Saturday, November 12, 2011

Romancing Miss Bronte

by Juliet Gael

I had planned to expand my reading horizons since I've read so many historic novels lately, but it seems I am trapped in this genre! A friend of mine, with whom I share similar reading tastes, recommended Romancing Miss Bronte, so I took the bait.

Before reading this novel I knew very little of the life of Charlotte Bronte or her family. After reading I feel I have a greater insight into her literary works. Much of her writing is auto-biographical, to the extent that she relied on many of her personal experiences to create characters and themes in her books and poems. The author included several excerpts of Ms. Bronte's correspondence and facts from her travel journals, as well as diaries of close acquaintances when writing this story.

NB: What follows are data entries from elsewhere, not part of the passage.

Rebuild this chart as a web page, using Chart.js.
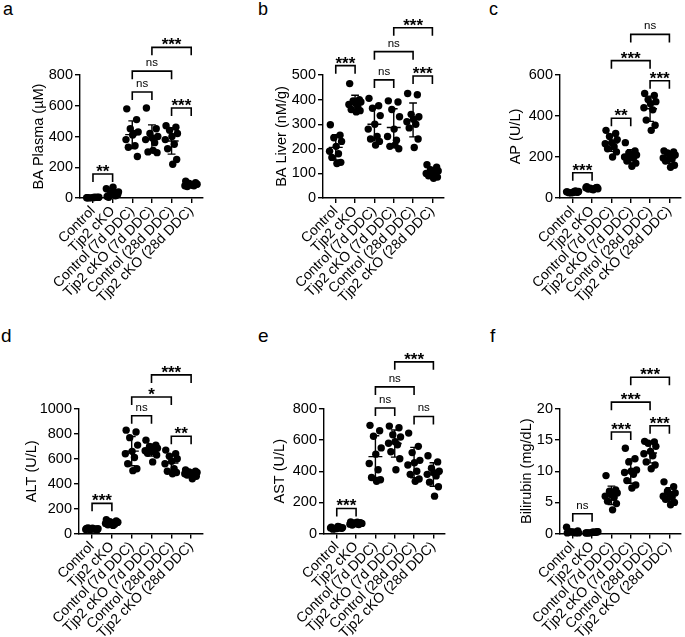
<!DOCTYPE html>
<html>
<head>
<meta charset="utf-8">
<script src="https://cdn.jsdelivr.net/npm/chart.js@4.4.1/dist/chart.umd.min.js"></script>
<style>
  body { margin: 0; background: #fff; width: 685px; height: 637px; position: relative; overflow: hidden;
         font-family: 'Liberation Sans', Arial, sans-serif; color: #000; }
  canvas { position: absolute; }
  .tag { position: absolute; line-height: 1; }
</style>
</head>
<body>
<div class="tag" style="left:3px;top:0px;font-size:18px">a</div>
<div class="tag" style="left:258px;top:0px;font-size:18px">b</div>
<div class="tag" style="left:489px;top:0px;font-size:18px">c</div>
<div class="tag" style="left:1px;top:326px;font-size:19px">d</div>
<div class="tag" style="left:258px;top:326px;font-size:19px">e</div>
<div class="tag" style="left:490px;top:326px;font-size:19px">f</div>

<canvas id="pa" width="228" height="305" style="left:0;top:0"></canvas>
<canvas id="pb" width="228" height="305" style="left:228px;top:0"></canvas>
<canvas id="pc" width="229" height="305" style="left:456px;top:0"></canvas>
<canvas id="pd" width="228" height="337" style="left:0;top:300px"></canvas>
<canvas id="pe" width="228" height="337" style="left:228px;top:300px"></canvas>
<canvas id="pf" width="229" height="337" style="left:456px;top:300px"></canvas>

<script>
// groups on the x axis
const groups = ['Control', 'Tjp2 cKO', 'Control (7d DDC)', 'Tjp2 cKO (7d DDC)', 'Control (28d DDC)', 'Tjp2 cKO (28d DDC)'];

// horizontal scatter of the dots inside a group (in group units)
const jitter = [-0.28, 0.22, -0.1, 0.3, 0.02, -0.32, 0.14, -0.2, 0.26, 0.06];

// one list per group
const baPlasma = [
  [2, 4, 1, 5, 3, 2, 6, 1, 4, 3],
  [10, 20, 30, 40, 70, 60, 15, 5, 25, 35],
  [580, 510, 450, 430, 410, 380, 340, 330, 270, 420],
  [585, 450, 420, 400, 390, 380, 360, 300, 295, 310],
  [470, 460, 440, 420, 400, 380, 350, 320, 250, 220],
  [110, 100, 95, 90, 85, 80, 80, 75, 90, 85]
];
const baLiver = [
  [298, 255, 245, 230, 210, 190, 180, 165, 145, 140],
  [465, 400, 395, 390, 385, 380, 370, 360, 355, 350],
  [405, 375, 365, 335, 300, 280, 250, 240, 230, 215],
  [395, 390, 360, 330, 280, 250, 235, 210, 200, 215],
  [425, 420, 340, 330, 320, 310, 300, 285, 240, 205],
  [135, 125, 115, 110, 105, 100, 95, 90, 85, 80]
];
const apValues = [
  [30, 28, 25, 32, 27, 30, 35, 26, 29, 31],
  [55, 50, 48, 45, 42, 50, 47, 44, 52, 40],
  [330, 315, 300, 285, 270, 265, 250, 240, 225, 200],
  [270, 230, 220, 210, 205, 200, 195, 180, 170, 155],
  [510, 500, 480, 470, 460, 440, 430, 380, 355, 330],
  [230, 225, 220, 210, 200, 195, 190, 180, 160, 150]
];
const altValues = [
  [40, 35, 30, 38, 42, 33, 36, 45, 30, 35],
  [110, 100, 95, 90, 85, 80, 75, 70, 88, 65],
  [830, 815, 770, 710, 660, 640, 610, 560, 520, 505],
  [750, 710, 700, 685, 675, 665, 655, 645, 630, 575],
  [670, 640, 620, 600, 580, 560, 520, 500, 490, 480],
  [510, 500, 495, 490, 485, 480, 475, 470, 460, 440]
];
const astValues = [
  [40, 35, 30, 38, 32, 36, 42, 28, 34, 45],
  [75, 70, 68, 65, 62, 60, 58, 55, 65, 72],
  [695, 660, 625, 550, 510, 450, 410, 360, 345, 335],
  [690, 680, 635, 620, 590, 580, 570, 525, 480, 410],
  [645, 560, 520, 470, 455, 440, 400, 380, 350, 335],
  [500, 460, 420, 400, 390, 380, 370, 330, 300, 240]
];
const bilirubin = [
  [0.1, 0.2, 0.3, 0.1, 0.2, 1.0, 0.1, 0.2, 0.4, 0.2],
  [0.1, 0.2, 0.1, 0.3, 0.2, 0.1, 0.2, 0.1, 0.3, 0.2],
  [9.3, 7.0, 6.8, 6.5, 6.2, 6.0, 5.8, 5.2, 4.8, 3.8],
  [13.7, 12.0, 11.5, 10.2, 10.0, 9.8, 9.5, 8.5, 7.8, 7.3],
  [14.8, 14.7, 14.5, 14.0, 13.2, 12.8, 12.5, 11.5, 11.0, 10.4],
  [8.3, 7.5, 6.8, 6.5, 6.3, 6.0, 5.8, 5.5, 5.0, 4.6]
];

// significance brackets: [from group, to group, height in axis units, label]
const sigA = [[0, 1, 156, '**'], [2, 3, 689, 'ns'], [4, 5, 585, '***'], [2, 4, 825, 'ns'], [3, 5, 980, '***']];
const sigB = [[0, 1, 538, '***'], [2, 3, 480, 'ns'], [4, 5, 496, '***'], [2, 4, 595, 'ns'], [3, 5, 692, '***']];
const sigC = [[0, 1, 123, '***'], [2, 3, 389, '**'], [4, 5, 572, '***'], [2, 4, 670, '***'], [3, 5, 798, 'ns']];
const sigD = [[0, 1, 242, '***'], [2, 3, 946, 'ns'], [4, 5, 781, '**'], [2, 4, 1096, '*'], [3, 5, 1274, '***']];
const sigE = [[0, 1, 161, '***'], [2, 3, 806, 'ns'], [4, 5, 752, 'ns'], [2, 4, 942, 'ns'], [3, 5, 1103, '***']];
const sigF = [[0, 1, 3.17, 'ns'], [2, 3, 16.3, '***'], [4, 5, 17.3, '***'], [2, 4, 21.1, '***'], [3, 5, 25.1, '***']];

const FONT = "'Liberation Sans', Arial, sans-serif";
Chart.defaults.font.family = FONT;
Chart.defaults.color = '#000';

function meanSd(vals) {
  const m = vals.reduce((a, b) => a + b, 0) / vals.length;
  const v = vals.reduce((a, b) => a + (b - m) * (b - m), 0) / (vals.length - 1);
  return [m, Math.sqrt(v)];
}

function drawPanel(id, p) {
  const points = [];
  p.values.forEach((vals, i) => {
    vals.forEach((v, k) => points.push({ x: i + jitter[k], y: v }));
  });

  // mean +/- SD bars and the significance brackets
  const overlay = {
    id: 'overlay',
    afterDatasetsDraw(chart) {
      const { ctx, scales: { x, y } } = chart;
      ctx.save();
      ctx.strokeStyle = '#000';
      ctx.lineWidth = 1.4;
      p.values.forEach((vals, i) => {
        const [m, sd] = meanSd(vals);
        const ym = y.getPixelForValue(m);
        const yt = y.getPixelForValue(m + sd);
        const yb = y.getPixelForValue(Math.max(m - sd, 0));
        ctx.beginPath();
        ctx.moveTo(x.getPixelForValue(i - 0.36), ym);
        ctx.lineTo(x.getPixelForValue(i + 0.36), ym);
        ctx.moveTo(x.getPixelForValue(i), yt);
        ctx.lineTo(x.getPixelForValue(i), yb);
        ctx.moveTo(x.getPixelForValue(i - 0.2), yt);
        ctx.lineTo(x.getPixelForValue(i + 0.2), yt);
        ctx.moveTo(x.getPixelForValue(i - 0.2), yb);
        ctx.lineTo(x.getPixelForValue(i + 0.2), yb);
        ctx.stroke();
      });

      ctx.lineWidth = 1.6;
      ctx.fillStyle = '#000';
      ctx.textAlign = 'center';
      p.sig.forEach(([a, b, h, label]) => {
        const x1 = x.getPixelForValue(a);
        const x2 = x.getPixelForValue(b);
        const yy = y.getPixelForValue(h);
        ctx.beginPath();
        ctx.moveTo(x1, yy + 8);
        ctx.lineTo(x1, yy);
        ctx.lineTo(x2, yy);
        ctx.lineTo(x2, yy + 8);
        ctx.stroke();
        if (label === 'ns') {
          ctx.font = '11.5px ' + FONT;
          ctx.fillText(label, (x1 + x2) / 2, yy - 5);
        } else {
          ctx.font = 'bold 17px ' + FONT;
          ctx.fillText(label, (x1 + x2) / 2, yy + 3);
        }
      });
      ctx.restore();
    }
  };

  const axisLine = { color: '#000', width: 1.4 };
  const tickGrid = { drawOnChartArea: false, drawTicks: true, tickLength: 5, color: '#000', lineWidth: 1.4 };

  new Chart(document.getElementById(id), {
    type: 'scatter',
    data: {
      datasets: [{
        data: points,
        pointRadius: 3.7,
        pointBackgroundColor: '#000',
        pointBorderWidth: 0,
        clip: false
      }]
    },
    options: {
      responsive: false,
      animation: false,
      layout: { padding: { top: p.top, left: 0, right: p.right, bottom: 0 } },
      plugins: { legend: { display: false }, tooltip: { enabled: false } },
      scales: {
        x: {
          type: 'linear',
          min: -0.66,
          max: 5.6,
          afterBuildTicks: (axis) => { axis.ticks = groups.map((g, i) => ({ value: i })); },
          afterFit: (axis) => { axis.height = p.xh; },
          ticks: {
            callback: (v) => groups[v],
            minRotation: 45,
            maxRotation: 45,
            autoSkip: false,
            padding: 0,
            font: { size: 14 }
          },
          grid: tickGrid,
          border: axisLine
        },
        y: {
          min: 0,
          max: p.max,
          afterFit: (axis) => { axis.width = p.yw; },
          ticks: { stepSize: p.step, padding: 2, font: { size: 14.5 }, callback: (v) => String(v) },
          grid: tickGrid,
          border: axisLine,
          title: { display: true, text: p.title, font: { size: 14.5 }, padding: { top: p.tpad, bottom: 0 } }
        }
      }
    },
    plugins: [overlay]
  });
}

drawPanel('pa', { values: baPlasma, sig: sigA, title: 'BA Plasma (µM)', max: 800, step: 200, top: 75, right: 25, xh: 107, yw: 80, tpad: 30 });
drawPanel('pb', { values: baLiver, sig: sigB, title: 'BA Liver (nM/g)', max: 500, step: 100, top: 75, right: 12, xh: 107, yw: 95, tpad: 45 });
drawPanel('pc', { values: apValues, sig: sigC, title: 'AP (U/L)', max: 600, step: 200, top: 75, right: 3, xh: 107, yw: 104, tpad: 51 });
drawPanel('pd', { values: altValues, sig: sigD, title: 'ALT (U/L)', max: 1000, step: 200, top: 109, right: 25, xh: 103.5, yw: 79, tpad: 23 });
drawPanel('pe', { values: astValues, sig: sigE, title: 'AST (U/L)', max: 800, step: 200, top: 109, right: 11, xh: 103.5, yw: 96, tpad: 43 });
drawPanel('pf', { values: bilirubin, sig: sigF, title: 'Bilirubin (mg/dL)', max: 20, step: 5, top: 109, right: 2, xh: 103.5, yw: 104, tpad: 62 });
</script>
</body>
</html>
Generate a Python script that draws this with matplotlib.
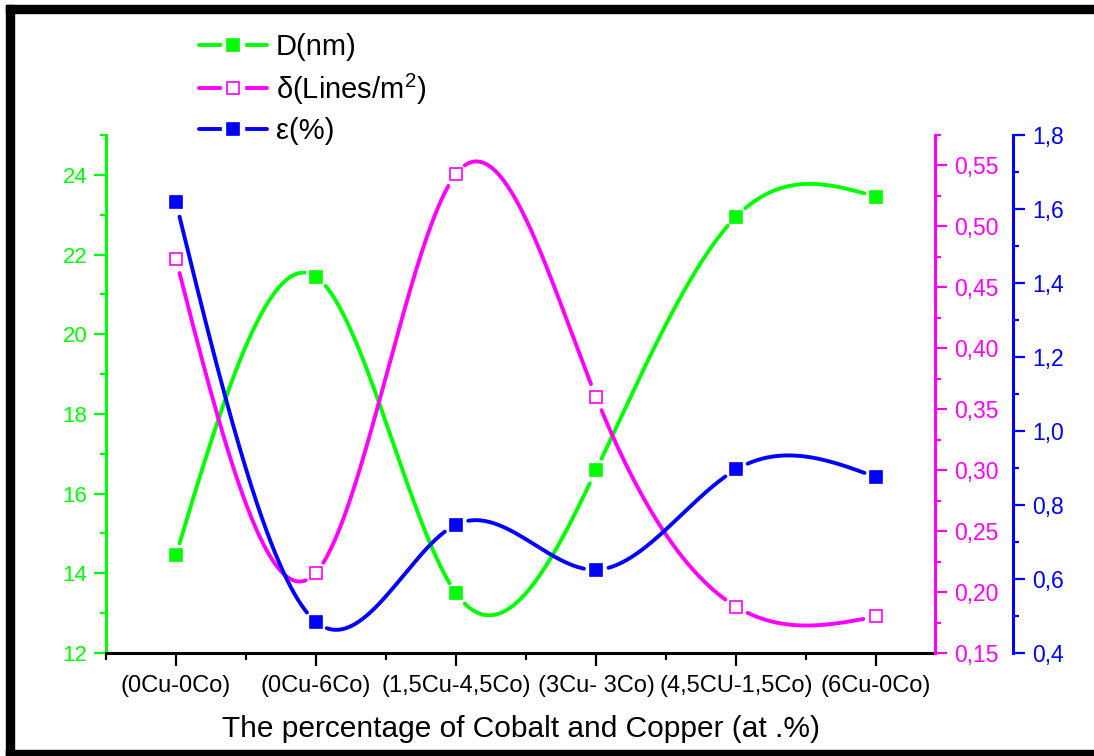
import numpy as np
import matplotlib
matplotlib.use("Agg")
import matplotlib.pyplot as plt
from matplotlib import font_manager
from matplotlib.lines import Line2D
from matplotlib.patches import Rectangle
from matplotlib.ticker import FuncFormatter, MultipleLocator
from matplotlib.legend_handler import HandlerTuple

# ---- data -------------------------------------------------------------
categories = ["(0Cu-0Co)", "(0Cu-6Co)", "(1,5Cu-4,5Co)", "(3Cu- 3Co)",
              "(4,5CU-1,5Co)", "(6Cu-0Co)"]
crystallite_size = [14.46, 21.44, 13.50, 16.59, 22.95, 23.45]          # D (nm)
dislocation_density = [0.473, 0.216, 0.543, 0.360, 0.188, 0.180]       # delta (Lines/m^2)
microstrain = [1.618, 0.484, 0.747, 0.625, 0.896, 0.875]               # epsilon (%)
series_labels = ["D(nm)", r"δ(Lines/m$^{2}$)", "ε(%)"]
x_title = "The percentage of Cobalt and Copper (at .%)"

GREEN, MAGENTA, BLUE = "#00ff00", "#ff00ff", "#0000ff"


def available(name):
    try:
        font_manager.findfont(font_manager.FontProperties(family=name),
                              fallback_to_default=False)
        return True
    except Exception:
        return False


SANS = "Liberation Sans"
NARROW = "Liberation Sans Narrow" if available("Liberation Sans Narrow") else SANS

plt.rcParams["font.family"] = [SANS, "DejaVu Sans"]
plt.rcParams["mathtext.fontset"] = "custom"
plt.rcParams["mathtext.rm"] = SANS
plt.rcParams["mathtext.it"] = SANS + ":italic"
plt.rcParams["mathtext.bf"] = SANS + ":bold"


def natural_spline(x, y, num=600):
    x = np.asarray(x, float)
    y = np.asarray(y, float)
    n = len(x)
    h = np.diff(x)
    A = np.zeros((n, n))
    r = np.zeros(n)
    A[0, 0] = A[-1, -1] = 1.0
    for i in range(1, n - 1):
        A[i, i - 1] = h[i - 1]
        A[i, i] = 2 * (h[i - 1] + h[i])
        A[i, i + 1] = h[i]
        r[i] = 6 * ((y[i + 1] - y[i]) / h[i] - (y[i] - y[i - 1]) / h[i - 1])
    M = np.linalg.solve(A, r)
    t = np.linspace(x[0], x[-1], num)
    idx = np.clip(np.searchsorted(x, t) - 1, 0, n - 2)
    x0, x1 = x[idx], x[idx + 1]
    hh = x1 - x0
    s = (M[idx] * (x1 - t) ** 3 / (6 * hh) + M[idx + 1] * (t - x0) ** 3 / (6 * hh)
         + (y[idx] / hh - M[idx] * hh / 6) * (x1 - t)
         + (y[idx + 1] / hh - M[idx + 1] * hh / 6) * (t - x0))
    return t, s


def with_gaps(ax, xs, ys, xd, yd, radius):
    """Blank the curve within `radius` pixels of each symbol."""
    pts = ax.transData.transform(np.column_stack([xs, ys]))
    marks = ax.transData.transform(np.column_stack([xd, yd]))
    d = np.hypot(pts[:, None, 0] - marks[None, :, 0],
                 pts[:, None, 1] - marks[None, :, 1]).min(axis=1)
    return np.where(d < radius, np.nan, ys)


W, H = 1094, 756
fig = plt.figure(figsize=(W / 100, H / 100), dpi=100)
fig.patch.set_facecolor("white")

x0p, x1p, y0p, y1p = 106, 935, 135, 653
ax = fig.add_axes([x0p / W, (H - y1p) / H, (x1p - x0p) / W, (y1p - y0p) / H])
ax2 = ax.twinx()
ax3 = ax.twinx()
ax3.spines["right"].set_position(("axes", (1013 - x0p) / (x1p - x0p)))

x = np.arange(len(categories))
ax.set_xlim(-0.5, 5.42)
ax.set_ylim(12, 25)
ax2.set_ylim(0.15, 0.575)
ax3.set_ylim(0.4, 1.8)

for a in (ax, ax2, ax3):
    a.patch.set_visible(False)
    for s in a.spines.values():
        s.set_visible(False)

ax.spines["left"].set_visible(True)
ax.spines["left"].set_color(GREEN)
ax.spines["left"].set_linewidth(2.2)
ax.spines["bottom"].set_visible(True)
ax.spines["bottom"].set_color("black")
ax.spines["bottom"].set_linewidth(2.2)
ax2.spines["right"].set_visible(True)
ax2.spines["right"].set_color(MAGENTA)
ax2.spines["right"].set_linewidth(2.2)
ax3.spines["right"].set_visible(True)
ax3.spines["right"].set_color(BLUE)
ax3.spines["right"].set_linewidth(2.2)

# x axis
ax.set_xticks(x)
ax.set_xticklabels(categories, family=[NARROW, SANS], fontsize=17)
ax.xaxis.set_minor_locator(MultipleLocator(0.5))
ax.tick_params(axis="x", which="major", direction="out", length=9, width=1.6,
               color="black", pad=7)
ax.tick_params(axis="x", which="minor", direction="out", length=5, width=1.6,
               color="black")
ax.set_xlabel(x_title, family=[NARROW, SANS], fontsize=21.5, labelpad=13)

# left (green) axis
ax.yaxis.set_major_locator(MultipleLocator(2))
ax.yaxis.set_minor_locator(MultipleLocator(1))
ax.tick_params(axis="y", which="major", direction="out", length=8.5, width=1.6,
               color=GREEN, labelcolor=GREEN, labelsize=16, pad=5)
ax.tick_params(axis="y", which="minor", direction="out", length=4.5, width=1.6,
               color=GREEN)

# magenta axis
ax2.yaxis.set_major_locator(MultipleLocator(0.05))
ax2.yaxis.set_minor_locator(MultipleLocator(0.025))
ax2.yaxis.set_major_formatter(FuncFormatter(lambda v, p: f"{v:.2f}".replace(".", ",")))
ax2.tick_params(axis="y", which="major", direction="out", length=8.5, width=1.6,
                color=MAGENTA, labelcolor=MAGENTA, labelsize=16.5, pad=5)
ax2.tick_params(axis="y", which="minor", direction="out", length=4.5, width=1.6,
                color=MAGENTA)

# blue axis
ax3.yaxis.set_major_locator(MultipleLocator(0.2))
ax3.yaxis.set_minor_locator(MultipleLocator(0.1))
ax3.yaxis.set_major_formatter(FuncFormatter(lambda v, p: f"{v:.1f}".replace(".", ",")))
ax3.tick_params(axis="y", which="major", direction="out", length=8.5, width=1.6,
                color=BLUE, labelcolor=BLUE, labelsize=16.5, pad=5)
ax3.tick_params(axis="y", which="minor", direction="out", length=4.5, width=1.6,
                color=BLUE)

# ---- curves ---------------------------------------------------------
GAP = 12
MS = 8.3
series = [
    (ax, crystallite_size, GREEN, GREEN),
    (ax2, dislocation_density, MAGENTA, "white"),
    (ax3, microstrain, BLUE, BLUE),
]
for a, vals, col, face in series:
    t, s = natural_spline(x, vals)
    s = with_gaps(a, t, s, x, vals, GAP)
    a.plot(t, s, color=col, lw=2.8, solid_capstyle="round", zorder=2)
    a.plot(x, vals, ls="none", marker="s", ms=MS, mfc=face, mec=col,
           mew=1.2, zorder=3)

# ---- legend ---------------------------------------------------------
handles = []
for a, vals, col, face in series:
    ln = Line2D([], [], color=col, lw=2.8, solid_capstyle="round")
    halo = Line2D([], [], ls="none", marker="s", ms=16, mfc="white", mec="white")
    mk = Line2D([], [], ls="none", marker="s", ms=MS, mfc=face, mec=col, mew=1.2)
    handles.append((ln, halo, mk))
leg = fig.legend(handles, series_labels, loc="upper left",
                 bbox_to_anchor=(199 / W, 1 - 33 / H), frameon=False,
                 fontsize=21, handlelength=2.33, handletextpad=0.3,
                 labelspacing=0.36, borderaxespad=0, borderpad=0,
                 handler_map={tuple: HandlerTuple(ndivide=1, pad=0)})

# ---- outer frame ----------------------------------------------------
frame = fig.add_axes([0, 0, 1, 1], zorder=-1)
frame.set_xlim(0, W)
frame.set_ylim(H, 0)
frame.axis("off")
frame.add_patch(Rectangle((6, 5), W - 6, 8, color="black"))
frame.add_patch(Rectangle((6, 5), 7.5, H - 5, color="black"))
frame.add_patch(Rectangle((6, 750), W - 6, 6, color="black"))

fig.savefig("out.png", dpi=100)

Charlotte lived a dreary, difficult and somewhat tragic life. As a young girl she watched her mother and two older sisters die from tuberculosis. She was forced to abandon formal education in order to care for her father, who was going blind from cataracts, an alcoholic and perhaps schizophrenic brother, and her two younger sisters, while she pined away for a beloved professor. The three sisters together published a collection of poems that fell flat. Soon afterward all three published novels (Jane Eyre, Wuthering Heights, and Agnes Grey), but only Jane Eyre received accolades. Following this, Charlotte watched as one by one her siblings fell ill and died. More than half of the novel concerns this first part of Charlotte's life; the "romancing" aspect doesn't begin until late in the story, paralleling her life.

I enjoyed learning this information about Miss Bronte's life and thought the author did a good job of maintaining a style appropriate to Bronte's own. Toward the end the story took on a bit more of a romance novel undercurrent than I like, but overall I'd recommend this if you are familiar with the works of the Bronte sisters (and if not, you should become so).